Lateral movement across a network of self‑hosted AI models can let an attacker pivot from a compromised service to the core inference engine and exfiltrate proprietary weights.
Why the current approach leaves models exposed
Most teams spin up a model server on a VM or container, expose a REST endpoint, and give engineers a shared SSH key or static service account token to reach it. The credential is stored in a configuration file, copied between developers, and often checked into version control. Network policies are coarse – the model port is open to the entire internal subnet, and no one records which command or query triggered a response. When a breach occurs, the only evidence is a handful of system logs that do not show who queried the model, what payload was sent, or whether the response contained sensitive data. The result is a blind spot that enables lateral movement without detection.
What needs to change before we can claim safety
We must enforce identity‑aware access at the point where traffic reaches the model, but the request still travels directly to the model process. In other words, we need a gate that can verify the caller, apply just‑in‑time approvals, mask sensitive fields in the model’s output, and record the entire session. The gate must sit in the data path; otherwise the model itself remains the only place enforcement could happen, and an attacker who compromises the model process could simply bypass any local checks.
Setting up OIDC or SAML authentication, assigning least‑privilege service accounts, and configuring network segmentation are necessary steps. They decide who may start a connection, but they do not provide the runtime enforcement required to stop lateral movement. Without a dedicated data‑path component, the connection still reaches the model unfiltered, and no audit trail is generated.

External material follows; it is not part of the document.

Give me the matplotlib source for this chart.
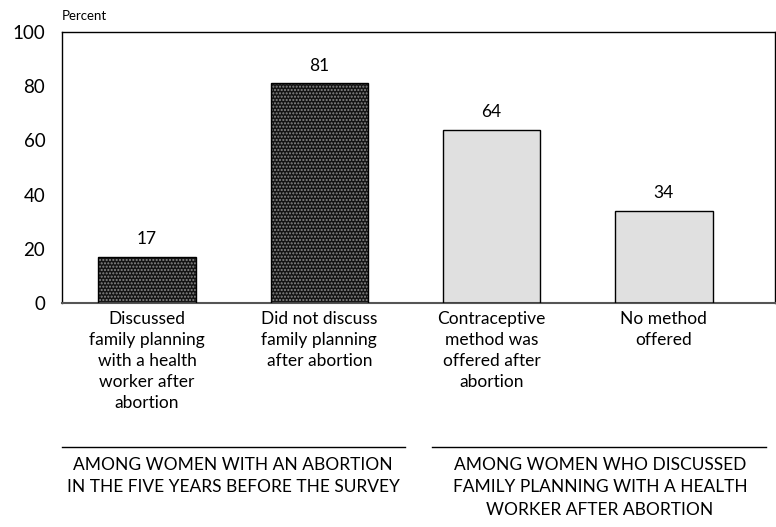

How hoop.dev provides the missing control layer
hoop.dev is a layer‑7 gateway that sits between identities and the model server. It proxies the HTTP or gRPC traffic, inspects each request, and applies policy before the payload reaches the model. Because hoop.dev is the only point that can see the full request and response, it can enforce three critical outcomes:
- Session recording: hoop.dev captures every query and response, creating a replay that auditors can review to trace lateral movement attempts.
- Inline masking: Sensitive fields such as personally identifiable information or proprietary token strings are redacted in real time, preventing accidental leakage to downstream services.
- Just‑in‑time approval: High‑risk operations – for example, requests that trigger model fine‑tuning or export of weights – are routed to a human approver before execution.
All of these outcomes exist only because hoop.dev occupies the data path. If the gateway were removed, the model would again receive raw traffic without any of the above safeguards.
Setup: identity and least‑privilege grants
Engineers authenticate through an OIDC provider such as Okta or Azure AD. hoop.dev validates the token, extracts group membership, and maps it to fine‑grained policies that define which model endpoints a user may call. Service accounts receive narrowly scoped roles that allow only inference, not model management. This setup ensures that the request is properly identified before it reaches the gateway.